Earlier this week, while waiting for the Ashes highlights to come on ITV, I found myself flipping between two of the most touted new TV programmes of recent months. The first, "Come Fly With Me", was David Walliams's and Matt Lucas's attempt to take their "Little Britain" franchise into a new era, with a show based on those fly on the wall series set in busy international airports. The other, "Famous & Fearless", was Chris Evans's attempt to marry "The Late Late Breakfast Show" with "Sporting Superstars".

Both programmes were very big productions which must have cost a lot of money. All TV programmes are very big risks. These must have been bigger risks than most. I assume they can't have realised what disasters they both were until it was too late. It can't have been until they'd devoted months to writing, shooting and stitching together all those tiny character vignettes featuring Walliams and Lucas as stewards, immigration officers and pilots that somebody at the BBC realised that what they'd commissioned was, like lots of TV comedy, sharp, well-observed, edgy and NOT REMOTELY FUNNY. I didn't take particular exception to the stereotyping. Comedy's built on stereotyping. What I do take exception to is things not being funny. Funny's easy to recognise. It makes you laugh.

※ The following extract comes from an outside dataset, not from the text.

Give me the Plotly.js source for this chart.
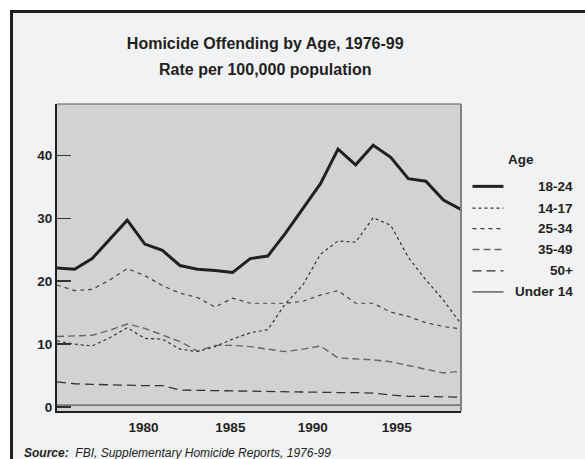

The obvious response to "Famous and Fearless" was that it featured people who didn't clearly belong under the first adjective doing things that didn't automatically entitle them to be described as the second. I saw Dame Kelly Holmes competing with three women I didn't recognise - and I'm not the least clued-up member of the audience. I bet the commissioners had to be introduced to them. I guarantee that if the people commissioning it had been told that the most famous people they were going to get were Richard Branson's son and a member of Atomic Kitten they would have snapped their cheque book shut, the programme would have gone in the Monkey Tennis file and everybody's reputation would have remained unstained.

Instead they presumably had to see it through. By then they'd spent so much money and executive credibility that there was simply no going back.